2. The complex multi-frequency ultrasonic phased array imaging device of claim 1, wherein a plurality of first piezoelectric elements and a plurality of second piezoelectric elements are arranged in a predetermined pattern.

3. The complex multi-frequency ultrasonic phased array imaging device of claim 2, wherein the first piezoelectric element and the second piezoelectric element are alternately arranged.

4. The complex multi-frequency ultrasonic phased array imaging device of claim 1, wherein the resonance frequency of the first piezoelectric element is a positive integer multiple of the resonance frequency of the second piezoelectric element.

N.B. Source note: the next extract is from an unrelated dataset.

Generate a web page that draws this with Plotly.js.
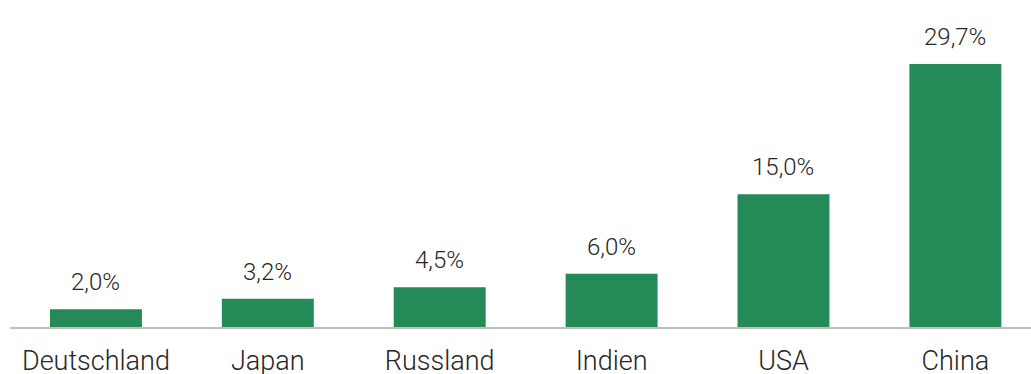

5. The complex multi-frequency ultrasonic phased array imaging device of claim 1, wherein the control unit applies the operation signal to the transducer to control only one of the first piezoelectric element or the second piezoelectric element to transmit and receive the ultrasonic signal.

6. The complex multi-frequency ultrasonic phased array imaging device of claim 1, wherein the control unit applies the operation signal to the transducer to control one of the first piezoelectric element or the second piezoelectric element to transmit the ultrasonic signal, and to control the other piezoelectric element that does not transmit the ultrasonic signal to receive the reflected ultrasonic signal.

7. The complex multi-frequency ultrasonic phased array imaging device of claim 6, wherein the portable imaging unit outputs a harmonic phased array image in a case where the first piezoelectric element transmits the ultrasonic signal and the second piezoelectric element receives the ultrasonic signal.

8. The complex multi-frequency ultrasonic phased array imaging device of claim 6, wherein the portable imaging unit outputs a subharmonic phased array image in a case where the second piezoelectric element transmits the ultrasonic signal and the first piezoelectric element receives the ultrasonic signal.